The second newsletter included a page of scenes of Kelowna in 1944 by Ribelin Photo Studios. (Vince Bezeau Military Library and Archives: Les Kerry fonds 2005.320)

REMEMBRANCE DAY: Capital News reaches out to Kelowna troops overseas in 1944

Editor who started the Capital News in the 30s sent newsletters to local troops in during the Second World War

Leslie L. Kerry started the Capital News newspaper in Kelowna in 1930. He remembered, as a First World War veteran, the value of a newsletter he had read about a town in Canada, and decided to produce one for service members from Kelowna in 1944.

Les sent out two newsletters filled with local news, jokes, and games to Kelowna men and women located mostly in Europe. Many wrote back appreciating his point of view.

Here are some excerpts from the Kerry collection, which is at the Kelowna Public Archives.

“A serious problem right now is that of housing…but you who have wives who are living with other people will want to set up in a nice little home of your own & have some home comfort, you’re going to be disappointed. There are no homes & no matter what the government does about housing schemes right now – there are not the materials nor the labor to build homes. You may be able to buy a place possibly, but the price is well over 50% higher than it was 2 years ago.
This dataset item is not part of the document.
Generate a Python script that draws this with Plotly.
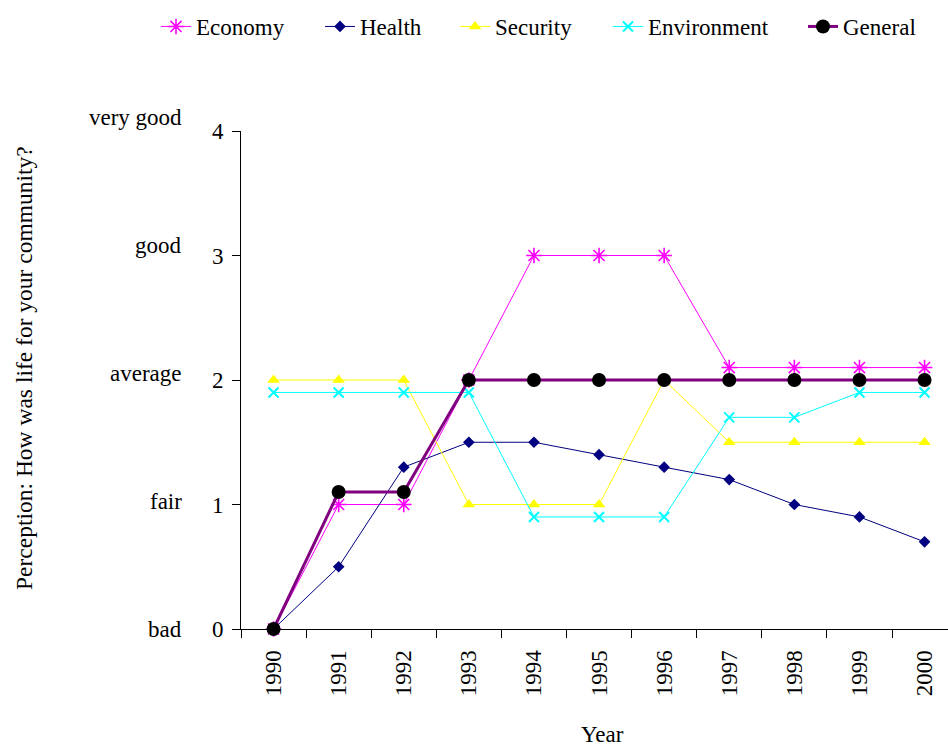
import plotly.graph_objects as go

years = ["1990", "1991", "1992", "1993", "1994", "1995", "1996", "1997", "1998", "1999", "2000"]

economy = [0, 1, 1, 2, 3, 3, 3, 2.1, 2.1, 2.1, 2.1]
health = [0, 0.5, 1.3, 1.5, 1.5, 1.4, 1.3, 1.2, 1.0, 0.9, 0.7]
security = [2, 2, 2, 1, 1, 1, 2, 1.5, 1.5, 1.5, 1.5]
environment = [1.9, 1.9, 1.9, 1.9, 0.9, 0.9, 0.9, 1.7, 1.7, 1.9, 1.9]
general = [0, 1.1, 1.1, 2, 2, 2, 2, 2, 2, 2, 2]

rating_labels = ["bad", "fair", "average", "good", "very good"]
y_ticks = [0, 1, 2, 3, 4]

FONT = "Liberation Serif"
FS = 23
TXT = dict(family=FONT, size=FS, color="#000000")

W, H = 948, 746
L, R, T, B = 241, 0, 131, 117
plot_w = W - L - R
plot_h = H - T - B
cat_px = 65.1  # pixel width of one year category


def px_to_paper_x(px):
    return (px - L) / plot_w


def px_to_paper_y(py):
    return (H - B - py) / plot_h


series = [
    dict(name="Economy", y=economy, color="#FF00FF", lw=1,
         marker=dict(symbol="asterisk-open", size=13, color="#FF00FF",
                     line=dict(color="#FF00FF", width=1.6)), text_x=198),
    dict(name="Health", y=health, color="#000080", lw=1,
         marker=dict(symbol="diamond", size=9, color="#000080",
                     line=dict(width=0)), text_x=362),
    dict(name="Security", y=security, color="#FFFF00", lw=1,
         marker=dict(symbol="triangle-up", size=11, color="#FFFF00",
                     line=dict(width=0)), text_x=497),
    dict(name="Environment", y=environment, color="#00FFFF", lw=1,
         marker=dict(symbol="x-thin-open", size=10, color="#00FFFF",
                     line=dict(color="#00FFFF", width=2)), text_x=650),
    dict(name="General", y=general, color="#800080", lw=3,
         marker=dict(symbol="circle", size=14, color="#000000",
                     line=dict(width=0)), text_x=845),
]

fig = go.Figure()
legend_layouts = {}
for i, s in enumerate(series):
    key = "legend" if i == 0 else f"legend{i + 1}"
    label = f"<span style='font-family:\"Liberation Serif\",serif'>{s['name']}</span>"
    fig.add_trace(go.Scatter(
        x=years, y=s["y"], name=label, mode="lines+markers",
        line=dict(color=s["color"], width=s["lw"]),
        marker=s["marker"], cliponaxis=False, legend=key,
    ))
    legend_layouts[key] = go.layout.Legend(
        x=px_to_paper_x(s["text_x"] - 42), xanchor="left",
        y=px_to_paper_y(26.5), yanchor="middle",
        orientation="h", bgcolor="rgba(0,0,0,0)", borderwidth=0,
        font=TXT, itemclick=False, itemdoubleclick=False,
    )

annotations = []
for v, lab in zip(y_ticks, rating_labels):
    annotations.append(dict(
        text=lab, xref="paper", yref="paper",
        x=px_to_paper_x(184), xanchor="right",
        y=v * 0.2566, yanchor="middle", showarrow=False, font=TXT,
    ))

annotations.append(dict(
    text="Perception: How was life for your community?",
    xref="paper", yref="paper", x=px_to_paper_x(24), y=px_to_paper_y(368),
    xanchor="center", yanchor="middle", textangle=-90, showarrow=False,
    font=dict(family=FONT, size=23.5, color="#000000"),
))
annotations.append(dict(
    text="Year", xref="paper", yref="paper",
    x=px_to_paper_x(602), y=px_to_paper_y(734),
    xanchor="center", yanchor="middle", showarrow=False, font=TXT,
))

fig.update_layout(
    width=W, height=H,
    margin=dict(l=L, r=R, t=T, b=B, pad=0),
    paper_bgcolor="white", plot_bgcolor="white",
    font=TXT,
    showlegend=True,
    annotations=annotations,
    **legend_layouts,
)

fig.update_xaxes(
    type="category", range=[-0.5, -0.5 + plot_w / cat_px],
    showline=True, linecolor="#000000", linewidth=1,
    ticks="outside", tickson="boundaries", ticklen=8, tickcolor="#000000",
    tickangle=-90, showgrid=False, zeroline=False,
    tickfont=TXT, ticklabelstandoff=11,
)
fig.update_yaxes(
    range=[0, 4], tickvals=y_ticks,
    showline=True, linecolor="#000000", linewidth=1,
    ticks="outside", ticklen=8, tickcolor="#000000",
    showgrid=False, zeroline=False,
    tickfont=TXT, ticklabelstandoff=4,
)

fig.write_html("out.html")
“There’s one thing I should say to you fellows, & that is that many of you have had a chance to study various trades whilst you have been in the services. If you have got hold of anything you like, why not try & follow this up after the war? … Radio work, machinists, mechanics, builders etc. will be in demand for reconstruction all over the world. The government offers a lot of help for reestablishment, so look into this matter when the time comes.”
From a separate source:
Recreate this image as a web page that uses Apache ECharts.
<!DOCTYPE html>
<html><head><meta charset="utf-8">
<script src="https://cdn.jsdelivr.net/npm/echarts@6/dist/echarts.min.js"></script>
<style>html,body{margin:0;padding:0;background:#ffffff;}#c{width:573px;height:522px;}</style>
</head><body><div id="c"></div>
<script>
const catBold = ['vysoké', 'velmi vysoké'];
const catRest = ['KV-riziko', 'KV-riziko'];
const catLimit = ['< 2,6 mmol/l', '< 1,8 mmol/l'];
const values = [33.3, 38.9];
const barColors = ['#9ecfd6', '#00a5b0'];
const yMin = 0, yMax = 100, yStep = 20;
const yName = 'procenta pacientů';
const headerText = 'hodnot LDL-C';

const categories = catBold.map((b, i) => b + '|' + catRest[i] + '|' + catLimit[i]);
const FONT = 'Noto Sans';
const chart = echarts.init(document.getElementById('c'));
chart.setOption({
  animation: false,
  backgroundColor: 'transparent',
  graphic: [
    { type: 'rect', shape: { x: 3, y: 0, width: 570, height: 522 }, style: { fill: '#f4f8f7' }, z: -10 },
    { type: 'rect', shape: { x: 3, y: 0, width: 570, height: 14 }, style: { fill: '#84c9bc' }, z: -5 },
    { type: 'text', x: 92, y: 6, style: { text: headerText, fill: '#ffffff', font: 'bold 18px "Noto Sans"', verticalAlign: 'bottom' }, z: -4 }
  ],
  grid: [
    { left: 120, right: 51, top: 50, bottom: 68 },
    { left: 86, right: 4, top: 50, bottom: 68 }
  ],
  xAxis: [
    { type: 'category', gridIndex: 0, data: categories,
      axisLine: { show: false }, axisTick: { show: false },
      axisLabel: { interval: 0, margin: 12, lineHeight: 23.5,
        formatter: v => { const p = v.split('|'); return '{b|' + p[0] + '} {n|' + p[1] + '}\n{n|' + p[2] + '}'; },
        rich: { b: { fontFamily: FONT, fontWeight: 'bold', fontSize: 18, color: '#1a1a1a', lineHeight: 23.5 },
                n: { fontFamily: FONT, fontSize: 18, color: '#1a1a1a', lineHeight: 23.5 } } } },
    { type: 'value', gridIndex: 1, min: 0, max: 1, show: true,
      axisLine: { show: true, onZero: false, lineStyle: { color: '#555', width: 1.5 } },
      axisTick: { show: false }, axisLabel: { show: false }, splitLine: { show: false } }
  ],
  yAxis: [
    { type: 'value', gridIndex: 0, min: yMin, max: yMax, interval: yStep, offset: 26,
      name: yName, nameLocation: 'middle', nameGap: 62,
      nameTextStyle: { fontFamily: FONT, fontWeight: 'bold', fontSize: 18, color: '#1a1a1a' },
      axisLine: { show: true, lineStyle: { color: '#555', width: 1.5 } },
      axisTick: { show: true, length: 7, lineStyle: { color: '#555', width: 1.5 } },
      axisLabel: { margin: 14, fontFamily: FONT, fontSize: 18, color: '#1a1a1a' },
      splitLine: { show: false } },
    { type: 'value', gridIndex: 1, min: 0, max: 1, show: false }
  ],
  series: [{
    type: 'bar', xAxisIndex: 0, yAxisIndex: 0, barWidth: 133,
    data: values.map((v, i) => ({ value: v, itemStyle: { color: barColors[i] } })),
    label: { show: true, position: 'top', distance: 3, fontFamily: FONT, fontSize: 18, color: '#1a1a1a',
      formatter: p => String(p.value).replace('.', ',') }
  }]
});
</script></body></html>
In response, Gordon Chase wrote, “Thanks for the tips on back to Civy Street. I haven’t decided what I want to do. But being married I’ll have to think of something or else.”

Gunner Douglas D. McDougall serving with the 2nd Medium Battery, Royal Canadian Artillery in Italy communicated, “I really miss Kelowna a lot, especially when it is so close to Christmas and I find I can’t do the things I am used to doing but have to treat it like any other day. It’s hard to do, but if it’s going to ensure me having many wonderful Christmas’s I guess I can put up with it possibly once more.”

Flying Officer E. G. Blackburne with 433 Squadron RCAF wrote, “One is apt to get very outdated ideas about life at home and imagine things to be just as we left them. When we return it will be ever so difficult to realize that things have been changing. Life seems to get along well enough without us and is quite independent of our help. All the change will not be forgotten when we come home, so we might as well learn what is happening and be prepared to fit into life as we find it. I often think of the home town and more especially of my own district East Kelowna.”

Les Kerry felt it was a civic duty of the Capital News to serve local audiences, even when some were far from home.